Tests for Qualified Small Business Stock

The following tests have to be met in order for the stock to be considered Qualified Small Business (QSB) stock:

  • The stock cannot be from an S corporation; it must be from a regular corporation, known as a C corporation.
  • The original issue date of the stock must be after August 10, 1993.
  • The corporation must not have had more than $50 million in total gross assets at any time on or after August 10, 2003, and before and after the original issue date of the stock.
  • You must have acquired the stock at its original issue (either directly or through an underwriter), either in exchange for money or other property or as pay for services (other than as an underwriter) to the corporation.
  • The corporation cannot have purchased more than a de minimis amount of its own stock from you or a person related to you during the period from 2 years before until 2 years after the stock was issued, and during the period from 1 year before until 1 year after the stock issue date, the corporation must not have purchased more than 5% of its own stock from anyone.
  • During substantially all the time you held the stock, the corporation must be an eligible corporation and at least 80% of its assets must be used in the active conduct of what is considered a qualified business.
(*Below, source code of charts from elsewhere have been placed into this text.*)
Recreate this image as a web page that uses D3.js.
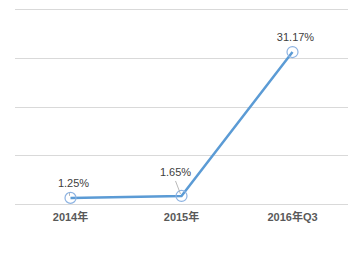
<!DOCTYPE html>
<html>
<head>
<meta charset="utf-8">
<script src="https://cdn.jsdelivr.net/npm/d3@7"></script>
<style>
  body { margin: 0; background: #fff; }
  text { font-family: "Liberation Sans", "Noto Sans CJK SC", sans-serif; }
</style>
</head>
<body>
<script>
// data
var categories = ["2014年", "2015年", "2016年Q3"];
var values = [1.25, 1.65, 31.17];
var yTicks = [0, 10, 20, 30, 40];

var margin = {top: 9, right: 14, bottom: 53, left: 15};
var width = 362 - margin.left - margin.right;
var height = 257 - margin.top - margin.bottom;

var svg = d3.select("body").append("svg")
    .attr("width", 362)
    .attr("height", 257)
  .append("g")
    .attr("transform", "translate(" + margin.left + "," + margin.top + ")");

var x = d3.scaleBand().domain(categories).range([0, width]);
var y = d3.scaleLinear().domain([0, 40]).range([height, 0]);

// gridlines
svg.selectAll(".grid")
    .data(yTicks)
  .enter().append("line")
    .attr("x1", 0).attr("x2", width)
    .attr("y1", function(d) { return Math.round(y(d)) + 0.5; })
    .attr("y2", function(d) { return Math.round(y(d)) + 0.5; })
    .style("stroke", "#d9d9d9")
    .style("stroke-width", 1);

// x axis labels
var xAxis = d3.axisBottom(x).tickSize(0).tickPadding(9);
var gx = svg.append("g")
    .attr("transform", "translate(0," + height + ")")
    .call(xAxis);
gx.select(".domain").remove();
gx.selectAll("text")
    .style("font-size", "11px")
    .style("font-weight", "bold")
    .style("fill", "#595959");

var cx = function(i) { return x(categories[i]) + x.bandwidth() / 2; };

// line
var line = d3.line()
    .x(function(d, i) { return cx(i); })
    .y(function(d) { return y(d); });

svg.append("path")
    .datum(values)
    .attr("d", line)
    .style("fill", "none")
    .style("stroke", "#5b9bd5")
    .style("stroke-width", 2.5);

// markers
svg.selectAll(".marker")
    .data(values)
  .enter().append("circle")
    .attr("cx", function(d, i) { return cx(i); })
    .attr("cy", function(d) { return y(d); })
    .attr("r", 5.5)
    .style("fill", "none")
    .style("stroke", "#8db3e2")
    .style("stroke-width", 1.2);

// labels with small leader lines
var labelOffset = [[3, -11], [-6, -20], [3, -11]];

svg.selectAll(".leader")
    .data(values.slice(0, 2))
  .enter().append("line")
    .attr("x1", function(d, i) { return cx(i) + labelOffset[i][0] + (i === 0 ? -4 : 0); })
    .attr("y1", function(d, i) { return y(d) - (i === 0 ? 5 : 15); })
    .attr("x2", function(d, i) { return cx(i) - 1; })
    .attr("y2", function(d) { return y(d) - 2; })
    .style("stroke", "#a6a6a6")
    .style("stroke-width", 0.8);

svg.selectAll(".label")
    .data(values)
  .enter().append("text")
    .attr("x", function(d, i) { return cx(i) + labelOffset[i][0]; })
    .attr("y", function(d, i) { return y(d) + labelOffset[i][1]; })
    .attr("text-anchor", "middle")
    .style("font-size", "11px")
    .style("fill", "#404040")
    .text(function(d) { return d.toFixed(2) + "%"; });
</script>
</body>
</html>
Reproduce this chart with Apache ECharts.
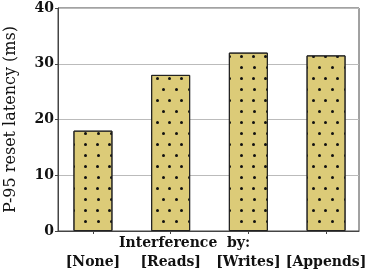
<!DOCTYPE html>
<html><head><meta charset="utf-8">
<script src="https://cdn.jsdelivr.net/npm/echarts@6/dist/echarts.min.js"></script>
<style>html,body{margin:0;padding:0;background:#fff}#c{width:373px;height:280px}</style>
</head><body><div id="c"></div>
<script>
const categories = ['[None]', '[Reads]', '[Writes]', '[Appends]'];
const latencyP95 = [18, 28, 32, 31.5];
const yTicks = [0, 10, 20, 30, 40];
const xTitle = 'Interference  by:';
const yTitle = 'P-95 reset latency (ms)';

const FONT = 'DejaVu Serif';
const chart = echarts.init(document.getElementById('c'), null, {renderer: 'canvas'});
const positions = categories.map((c, i) => i);
chart.setOption({
  animation: false,
  aria: {enabled: true, decal: {show: true}},
  grid: {left: 58, right: 14, top: 8, bottom: 49, show: true, borderColor: '#444', borderWidth: 1,
         outerBoundsMode: 'none', containLabel: false},
  graphic: [{
    type: 'text', left: 119, top: 236,
    style: {text: xTitle, font: 'bold 14px "DejaVu Serif"', fill: '#111'}
  }],
  xAxis: {
    type: 'value', min: -0.45, max: 3.424,
    axisLine: {show: true, onZero: false, lineStyle: {color: '#444', width: 1}},
    axisTick: {show: true, customValues: positions, length: 3, lineStyle: {color: '#444'}},
    axisLabel: {show: true, customValues: positions, margin: 24,
      formatter: v => categories[Math.round(v)],
      fontFamily: FONT, fontWeight: 'bold', fontSize: 14, color: '#111'},
    splitLine: {show: false}
  },
  yAxis: {
    type: 'value', min: yTicks[0], max: yTicks[yTicks.length - 1], interval: 10,
    name: yTitle, nameLocation: 'middle', nameGap: 39, nameRotate: 90,
    nameTextStyle: {fontFamily: FONT, fontWeight: 'normal', fontSize: 16, color: '#111'},
    axisLine: {show: true, onZero: false, lineStyle: {color: '#444', width: 1}},
    axisTick: {show: true, length: 3, lineStyle: {color: '#444'}},
    axisLabel: {margin: 4, fontFamily: FONT, fontWeight: 'bold', fontSize: 14, color: '#111'},
    splitLine: {show: true, lineStyle: {color: '#bbb', width: 1}}
  },
  series: [{
    type: 'bar',
    data: positions.map((p, i) => [p, latencyP95[i]]),
    barWidth: 39,
    itemStyle: {
      color: '#dccb78', borderColor: '#222', borderWidth: 1,
      decal: {
        symbol: 'circle', symbolSize: 1, color: '#111',
        dashArrayX: [[2.2, 8.5], [0, 5.35, 2.2, 3.15]],
        dashArrayY: [2.2, 7.8],
        rotation: 0
      }
    }
  }]
});
</script></body></html>
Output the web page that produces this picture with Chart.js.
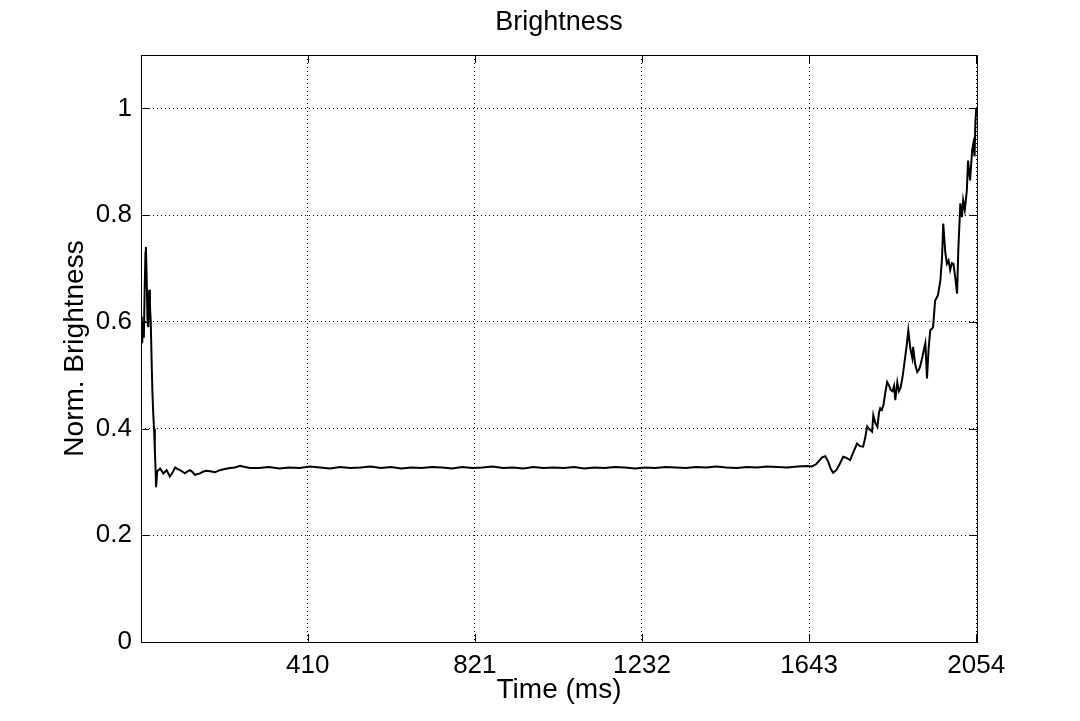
<!DOCTYPE html>
<html lang="en">
<head>
    <meta charset="UTF-8">
    <title>Brightness</title>
    <script src="https://cdn.jsdelivr.net/npm/chart.js"></script>
    <style>
        body { margin: 0; background: #fff; }
        canvas { display: block; }
    </style>
</head>
<body>
    <canvas id="brightnessChart" width="1080" height="721"></canvas>

    <script>
    // time stamps (ms) and normalized brightness
    const timeMs = [
      0, 2, 3, 5, 7, 9, 11, 12, 14, 16, 18, 20, 22, 24, 26, 28, 30, 32, 34, 36, 37, 40,
      47, 55, 63, 71, 78, 84, 90, 96, 102, 108, 115, 121, 127, 133, 139, 145, 152, 160, 170,
      182, 194, 206, 219, 231, 244, 256, 268,
      290, 315, 340, 365, 390, 415, 440, 465, 490, 515, 540, 565, 590, 615, 640, 665, 690, 715,
      740, 765, 790, 815, 840, 865, 890, 915, 940, 965, 990, 1015, 1040, 1065, 1090, 1115, 1140,
      1165, 1190, 1215, 1240, 1265, 1290, 1315, 1340, 1365, 1390, 1415, 1440, 1465, 1490, 1515,
      1540, 1565, 1590, 1615, 1640,
      1650, 1660, 1668, 1675, 1683, 1690, 1696, 1702, 1710, 1718, 1727, 1735, 1744, 1752, 1761,
      1768, 1776, 1781, 1786, 1792, 1798, 1801, 1806, 1811, 1815, 1818, 1822, 1826, 1830, 1835,
      1840, 1844, 1848, 1852, 1855, 1860, 1864, 1868, 1873, 1879, 1883, 1887, 1892, 1897, 1899,
      1904, 1909, 1913, 1916, 1922, 1926, 1929, 1933, 1937, 1941, 1945, 1948, 1953, 1960, 1966,
      1970, 1973, 1978, 1982, 1986, 1990, 1994, 1998, 2003, 2007, 2010, 2015, 2019, 2022, 2026,
      2031, 2034, 2039, 2044, 2047, 2050, 2052, 2054
    ];
    const brightness = [
      0.58, 0.61, 0.56, 0.60, 0.57, 0.66, 0.73, 0.74, 0.68, 0.60, 0.59, 0.66, 0.63, 0.60, 0.53, 0.47, 0.43, 0.40, 0.36, 0.32, 0.29, 0.32,
      0.325, 0.316, 0.322, 0.310, 0.318, 0.327, 0.324, 0.322, 0.319, 0.316, 0.320, 0.322, 0.318, 0.313, 0.315, 0.316, 0.319, 0.321, 0.320,
      0.318, 0.322, 0.324, 0.326, 0.327, 0.330, 0.328, 0.326,
      0.326, 0.328, 0.325, 0.327, 0.326, 0.329, 0.327, 0.325, 0.328, 0.326, 0.327, 0.329, 0.326, 0.328, 0.325, 0.327, 0.326, 0.328,
      0.327, 0.325, 0.328, 0.326, 0.327, 0.329, 0.326, 0.327, 0.325, 0.328, 0.326, 0.327, 0.326, 0.328, 0.325, 0.327, 0.326,
      0.328, 0.327, 0.325, 0.327, 0.326, 0.328, 0.327, 0.326, 0.328, 0.327, 0.329, 0.327, 0.326, 0.328, 0.327,
      0.329, 0.328, 0.327, 0.329, 0.330,
      0.329, 0.333, 0.340, 0.346, 0.348, 0.338, 0.325, 0.317, 0.322, 0.333, 0.347, 0.345, 0.341, 0.356, 0.372,
      0.367, 0.366, 0.383, 0.404, 0.398, 0.394, 0.425, 0.410, 0.403, 0.430, 0.438, 0.435, 0.444, 0.465, 0.487,
      0.480, 0.472, 0.470, 0.480, 0.453, 0.487, 0.470, 0.476, 0.497, 0.532, 0.555, 0.584, 0.550, 0.532, 0.553,
      0.520, 0.506, 0.510, 0.516, 0.535, 0.550, 0.560, 0.494, 0.550, 0.584, 0.587, 0.590, 0.640, 0.650, 0.678,
      0.720, 0.784, 0.730, 0.709, 0.715, 0.697, 0.710, 0.709, 0.680, 0.653, 0.734, 0.822, 0.796, 0.828, 0.810,
      0.846, 0.902, 0.865, 0.921, 0.934, 0.910, 0.972, 1.000
    ];
    const xTicks = [410, 821, 1232, 1643, 2054];
    const yTicks = [0, 0.2, 0.4, 0.6, 0.8, 1];

    const FONT = 'Liberation Sans, Arial, Helvetica, sans-serif';

    // MATLAB-like box around the plot with inward tick marks
    const boxPlugin = {
      id: 'box',
      afterDraw(chart) {
        const {ctx, chartArea: a, scales} = chart;
        ctx.save();
        ctx.strokeStyle = '#000';
        ctx.lineWidth = 1;
        ctx.strokeRect(a.left + 0.5, a.top + 0.5, a.right - a.left, a.bottom - a.top);
        ctx.beginPath();
        xTicks.forEach(v => {
          const px = Math.round(scales.x.getPixelForValue(v)) + 0.5;
          ctx.moveTo(px, a.bottom); ctx.lineTo(px, a.bottom - 8);
          ctx.moveTo(px, a.top); ctx.lineTo(px, a.top + 8);
        });
        yTicks.forEach(v => {
          const py = Math.round(scales.y.getPixelForValue(v)) + 0.5;
          ctx.moveTo(a.left, py); ctx.lineTo(a.left + 8, py);
          ctx.moveTo(a.right, py); ctx.lineTo(a.right - 8, py);
        });
        ctx.stroke();
        ctx.restore();
      }
    };

    new Chart(document.getElementById('brightnessChart'), {
      type: 'line',
      data: {
        datasets: [{
          label: 'Brightness',
          data: timeMs.map((t, i) => ({x: t, y: brightness[i]})),
          borderColor: '#000',
          borderWidth: 2,
          pointRadius: 0,
          tension: 0,
          fill: false
        }]
      },
      options: {
        responsive: false,
        animation: false,
        layout: { padding: { left: 0, right: 103, top: 0, bottom: 0 } },
        plugins: {
          legend: { display: false },
          tooltip: { enabled: false },
          title: {
            display: true,
            fullSize: false,
            text: 'Brightness',
            color: '#000',
            font: { family: FONT, size: 27, weight: 'normal' },
            padding: { top: 6, bottom: 16.6 }
          }
        },
        scales: {
          x: {
            type: 'linear',
            min: 0,
            max: 2056,
            afterBuildTicks: s => { s.ticks = xTicks.map(v => ({value: v})); },
            afterFit: s => { s.height = 79; },
            ticks: {
              color: '#000',
              padding: 8,
              maxRotation: 0,
              autoSkip: false,
              font: { family: FONT, size: 26 },
              callback: v => String(v)
            },
            grid: { color: '#000', lineWidth: 1, drawTicks: false },
            border: { display: false, dash: [1, 3] },
            title: {
              display: true,
              text: 'Time (ms)',
              color: '#000',
              font: { family: FONT, size: 28 },
              padding: { top: 0, bottom: 14 }
            }
          },
          y: {
            min: 0,
            max: 1.1,
            afterBuildTicks: s => { s.ticks = yTicks.map(v => ({value: v})); },
            afterFit: s => { s.width = 141; },
            ticks: {
              color: '#000',
              padding: 9,
              font: { family: FONT, size: 26 },
              callback: v => String(Math.round(v * 10) / 10)
            },
            grid: { color: '#000', lineWidth: 1, drawTicks: false },
            border: { display: false, dash: [1, 3] },
            title: {
              display: true,
              text: 'Norm. Brightness',
              color: '#000',
              font: { family: FONT, size: 28 },
              padding: { top: 58, bottom: 0 }
            }
          }
        }
      },
      plugins: [boxPlugin]
    });
    </script>
</body>
</html>
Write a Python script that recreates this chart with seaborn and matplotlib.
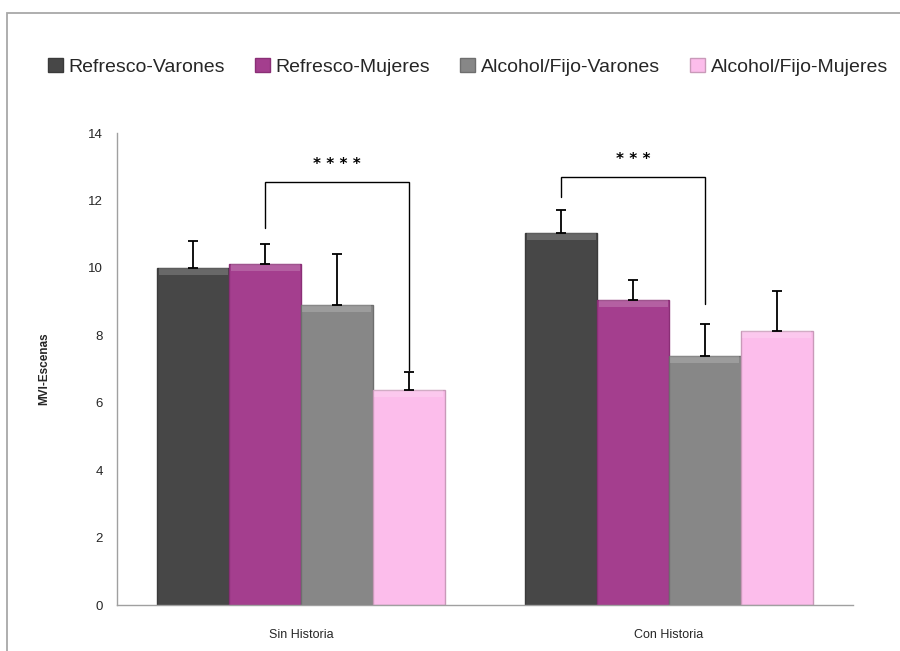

What Is An Eligible Corporation?

In order to be Qualified Small Business stock, the corporation that issues the stock must be a U.S. corporation, not a foreign corporation, and cannot be any of the following:

  • Domestic International Sales Corporation (DISC),
  • A corporation that has made an election under Section 936 of the Internal Revenue Code regarding tax credits in Puerto Rico and U.S. possessions,
  • Regulated investment company,
  • Real estate investment trust (REIT),
  • Real estate mortgage investment conduit (REMIC),
  • Financial asset securitization investment trust (FASIT), or a
  • cooperative.

What Types of Businesses Qualify?

Qualified small businesses, for purposes of excluding part of the gain on the sale of the corporation’s stock, can include any type of business except the following, which are specifically excluded:

  • Professional services corporations, including businesses that offer services performed in the fields of health, law, engineering, architecture, accounting, actuarial science, performing arts, consulting, athletics, financial services, or brokerage services.
  • Business whose principal asset is the reputation or skill of one or more employees.
  • Banking, insurance, financing, leasing, investing, or similar business.
  • Farming business.
  • Business involving the production of products for which percentage depletion can be claimed.
  • Business of operating a hotel, motel, restaurant, or similar business.

A specialized small business investment company (SSBIC) is considered to be engaged in the active conduct of a qualified business, and therefore qualifies.